ASU Learning Sparks

Material Selection Using Ashby Plots

Ashby plots help design engineers select the ideal materials for their projects. Ashby plot software allows designers to pick requirements and priorities and easily compare all of their options. They can even conduct simulations to see how the different materials would behave in various scenarios. Ashby plots are a great way to help make the design process less overwhelming ...

Ashby plots help design engineers select the ideal materials for their projects. Ashby plot software allows designers to pick requirements and priorities and easily compare all of their options. They can even conduct simulations to see how the different materials would behave in various scenarios. Ashby plots are a great way to help make the design process less overwhelming and help guide material selection without relying on a massive handbook.

The Ashby plot derives its name from the influential materials scientist, Professor Michael Ashby, who revolutionized our approach to material selection. Why do we even need an approach? Well, the challenge with selecting a particular material for a specific product, or a specific part of a product, is that this selection is rarely made on the basis of a single aspect of that material. For example, how does one select the right material for a single use container for water? It needs to cost as little as possible, since we are selling water here, and not the container itself. It must be easily recyclable. The material must also be easy to manufacture into bottle-like shapes, and resist all the transport and handling loads that it will see once filled with water. We’d also like it to be transparent so that the customer can see what’s inside and know they’re drinking clean water. And by the way, it should be very lightweight as well so it can be easily carried around. What material meets all these requirements?

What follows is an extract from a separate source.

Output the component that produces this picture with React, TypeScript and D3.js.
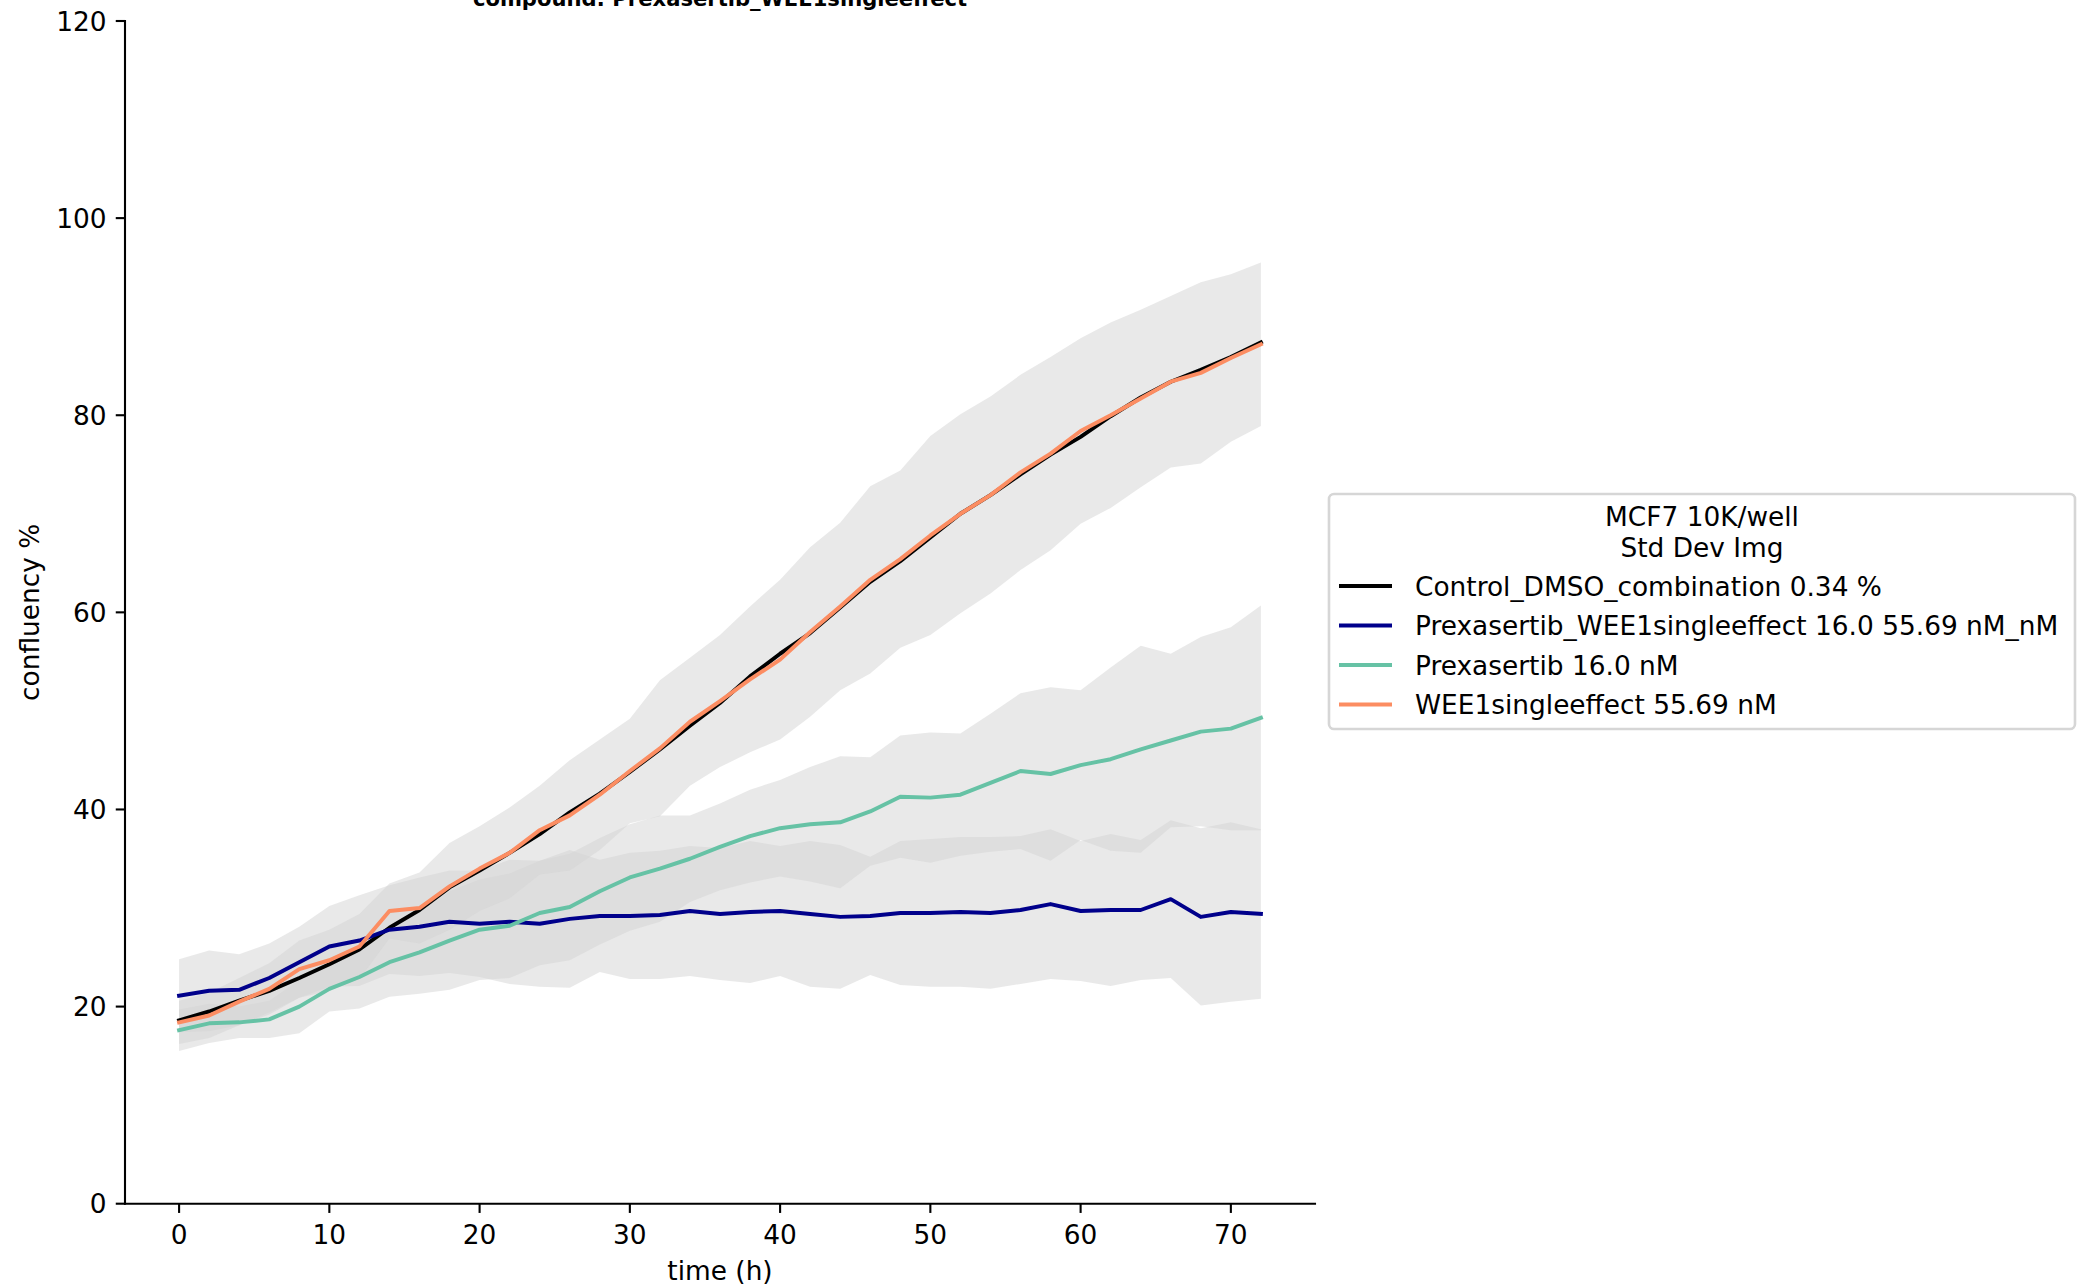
import React from "react";
import * as d3 from "d3";

const timeH = [0, 2, 4, 6, 8, 10, 12, 14, 16, 18, 20, 22, 24, 26, 28, 30, 32, 34, 36, 38, 40, 42, 44, 46, 48, 50, 52, 54, 56, 58, 60, 62, 64, 66, 68, 70, 72];

const controlMean = [18.6, 19.5, 20.6, 21.6, 22.9, 24.3, 25.8, 28.0, 29.8, 32.1, 33.8, 35.6, 37.5, 39.7, 41.6, 43.8, 46.1, 48.5, 50.8, 53.5, 55.8, 57.9, 60.5, 63.1, 65.2, 67.6, 70.0, 71.9, 74.0, 76.0, 77.8, 79.9, 81.8, 83.4, 84.6, 85.9, 87.4];

const comboMean = [21.1, 21.6, 21.7, 22.9, 24.5, 26.1, 26.7, 27.8, 28.1, 28.6, 28.4, 28.6, 28.4, 28.9, 29.2, 29.2, 29.3, 29.7, 29.4, 29.6, 29.7, 29.4, 29.1, 29.2, 29.5, 29.5, 29.6, 29.5, 29.8, 30.4, 29.7, 29.8, 29.8, 30.9, 29.1, 29.6, 29.4];
const comboSd = [3.7, 4.1, 3.6, 3.5, 3.6, 4.1, 4.6, 4.5, 5.0, 5.2, 5.4, 6.3, 6.4, 7.0, 5.7, 6.4, 6.5, 6.6, 6.7, 7.2, 6.6, 7.4, 7.3, 6.0, 7.3, 7.5, 7.6, 7.7, 7.5, 7.6, 7.1, 7.7, 7.1, 8.0, 9.0, 9.1, 8.6];

const prexMean = [17.6, 18.3, 18.4, 18.7, 20.0, 21.8, 23.0, 24.5, 25.5, 26.7, 27.8, 28.2, 29.5, 30.1, 31.7, 33.1, 34.0, 35.0, 36.2, 37.3, 38.1, 38.5, 38.7, 39.8, 41.3, 41.2, 41.5, 42.7, 43.9, 43.6, 44.5, 45.1, 46.1, 47.0, 47.9, 48.2, 49.3];
const prexSd = [2.1, 2.0, 1.6, 1.9, 2.7, 2.3, 3.2, 3.5, 4.2, 5.0, 5.1, 5.3, 5.3, 5.4, 5.4, 5.4, 5.4, 4.4, 4.4, 4.7, 4.9, 5.8, 6.7, 5.5, 6.2, 6.6, 6.2, 7.0, 7.9, 8.8, 7.6, 9.3, 10.5, 8.8, 9.6, 10.3, 11.4];

const wee1Mean = [18.4, 19.1, 20.5, 21.8, 23.8, 24.7, 26.1, 29.7, 30.0, 32.2, 34.0, 35.6, 37.9, 39.4, 41.5, 43.9, 46.2, 48.9, 51.0, 53.2, 55.2, 58.0, 60.6, 63.3, 65.4, 67.8, 70.0, 71.9, 74.2, 76.1, 78.4, 80.0, 81.7, 83.4, 84.3, 85.8, 87.2];
const wee1Sd = [2.2, 2.3, 2.4, 2.6, 2.9, 3.1, 3.3, 2.8, 3.6, 4.4, 4.3, 4.6, 4.5, 5.6, 5.6, 5.3, 6.9, 6.5, 6.7, 7.4, 8.1, 8.6, 8.5, 9.5, 9.0, 10.1, 10.1, 10.0, 9.9, 9.8, 9.4, 9.4, 9.0, 8.7, 9.2, 8.5, 8.3];

const seriesLabels = [
  "Control_DMSO_combination 0.34 %",
  "Prexasertib_WEE1singleeffect 16.0 55.69 nM_nM",
  "Prexasertib 16.0 nM",
  "WEE1singleeffect 55.69 nM",
];
const seriesColors = ["#000000", "#00008b", "#66c2a5", "#fc8d62"];

const xTicks = [0, 10, 20, 30, 40, 50, 60, 70];
const yTicks = [0, 20, 40, 60, 80, 100, 120];

const titleText = "compound: Prexasertib_WEE1singleeffect";
const legendTitle = ["MCF7 10K/well", "Std Dev Img"];
const xLabel = "time (h)";
const yLabel = "confluency %";

const W = 2079;
const H = 1285;
const FONT = "DejaVu Sans, sans-serif";
const FS = 26.4;

export default function App() {
  const x = d3.scaleLinear().domain([-3.6, 75.6]).range([125, 1315]);
  const y = d3.scaleLinear().domain([0, 120]).range([1203.7, 21]);

  const means = [controlMean, comboMean, prexMean, wee1Mean];
  const bands = [
    { mean: comboMean, sd: comboSd },
    { mean: prexMean, sd: prexSd },
    { mean: wee1Mean, sd: wee1Sd },
  ];

  const bandPath = (mean: number[], sd: number[]) =>
    d3
      .area<number>()
      .x((_, i) => x(timeH[i]))
      .y0((d, i) => y(d - sd[i]))
      .y1((d, i) => y(d + sd[i]))(mean) || "";

  const line = d3
    .line<number>()
    .x((_, i) => x(timeH[i]))
    .y((d) => y(d));

  const tickLen = 9.24;
  const pad = 9.24;

  const legX = 1329;
  const legY = 494;
  const legW = 746;
  const legH = 235;
  const entryY = [586, 625.5, 665, 704.5];

  return (
    <svg
      width={W}
      height={H}
      style={{ position: "absolute", left: 0, top: 0, background: "#fff" }}
      fontFamily={FONT}
    >
      <rect x={0} y={0} width={W} height={H} fill="#ffffff" />
      {bands.map((b, i) => (
        <path key={"b" + i} d={bandPath(b.mean, b.sd)} fill="#d3d3d3" fillOpacity={0.5} stroke="none" />
      ))}
      {means.map((m, i) => (
        <path
          key={"l" + i}
          d={line(m) || ""}
          fill="none"
          stroke={seriesColors[i]}
          strokeWidth={3.96}
          strokeLinejoin="round"
          strokeLinecap="square"
        />
      ))}

      <line x1={125} x2={125} y1={y(120)} y2={y(0)} stroke="#000" strokeWidth={2.1} strokeLinecap="square" />
      <line x1={125} x2={1315} y1={y(0)} y2={y(0)} stroke="#000" strokeWidth={2.1} strokeLinecap="square" />

      {xTicks.map((t) => (
        <g key={"xt" + t}>
          <line x1={x(t)} x2={x(t)} y1={y(0)} y2={y(0) + tickLen} stroke="#000" strokeWidth={2.1} />
          <text x={x(t)} y={1243.5} fontSize={FS} textAnchor="middle" fill="#000">
            {t}
          </text>
        </g>
      ))}
      {yTicks.map((t) => (
        <g key={"yt" + t}>
          <line x1={125 - tickLen} x2={125} y1={y(t)} y2={y(t)} stroke="#000" strokeWidth={2.1} />
          <text x={125 - tickLen - pad} y={y(t) + 9.6} fontSize={FS} textAnchor="end" fill="#000">
            {t}
          </text>
        </g>
      ))}

      <text x={720} y={1279.5} fontSize={FS} textAnchor="middle" fill="#000">
        {xLabel}
      </text>
      <text
        transform={`translate(38.5, ${(y(0) + y(120)) / 2}) rotate(-90)`}
        fontSize={FS}
        textAnchor="middle"
        fill="#000"
      >
        {yLabel}
      </text>

      <text x={720} y={6} fontSize={21.1} fontWeight="bold" textAnchor="middle" fill="#000">
        {titleText}
      </text>

      <rect
        x={legX}
        y={legY}
        width={legW}
        height={legH}
        rx={5}
        ry={5}
        fill="#ffffff"
        fillOpacity={0.8}
        stroke="#cccccc"
        strokeOpacity={0.8}
        strokeWidth={2.6}
      />
      {legendTitle.map((s, i) => (
        <text key={"lt" + i} x={legX + legW / 2} y={526 + i * 30.5} fontSize={FS} textAnchor="middle" fill="#000">
          {s}
        </text>
      ))}
      {seriesLabels.map((s, i) => (
        <g key={"le" + i}>
          <line x1={1339} x2={1392} y1={entryY[i]} y2={entryY[i]} stroke={seriesColors[i]} strokeWidth={3.96} />
          <text x={1415} y={entryY[i] + 9.6} fontSize={FS} fill="#000">
            {s}
          </text>
        </g>
      ))}
    </svg>
  );
}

I know what you’re thinking. Isn’t there a handbook or something where you can go to page 743 and find the lowest cost material, and then cross-reference it against the strengths of materials listed on pages 328-397? Then you’d turn to page 1745 and look for the appendix that lists all transparent materials, before looking at your notes and realizing you skipped page 239 which lists all materials that can be easily formed. You get my point, I’m sure. Handbooks are great, but we need something more comprehensive, something that brings it all together in one place, and something that is more visual than tables with numbers. We did not evolve to look at tables with numbers. We evolved to see the fruit among the leaves.

Enter the Ashby plot. The Ashby plot is really a scatter plot of data points – but the clever bit of it in the context of material selection is that it contains two or more properties – like strength and weight, for example, on the same graph. Not impressed? How about this – it also contains this information for several materials – in fact it contains it for several types and sub-types of materials. You could have metals rubbing cheeks with plastics, and ceramics and composites sharing tricks. You could have foams and honeycombs, bone and sinew. You could decide how many to have, or how few. With shapes like balloons and with different colors too. Oh, the materials you’ll compare!

<sorry, I got carried away there.>

Today, you can find Ashby plots packaged into software for designers to use. These packages enable the designer to pick the requirements of most importance and compare all the options. Designers can then not just select the optimum material, but also import it into their design validation. They can conduct computer simulations on designs with different materials and ensure they survive the loads and environmental conditions imposed on them.

By the way, if the Ashby plot sounds too much like a murder mystery involving the stabbing of a thousand page, hard-bound materials handbook in the basement stacks of a university library, you can also use the much dryer but equally accurate Ashby chart. And if that sounds like something you’d use in navigating your way around said university library, well, I’m out of ideas really. Just select one, and move on.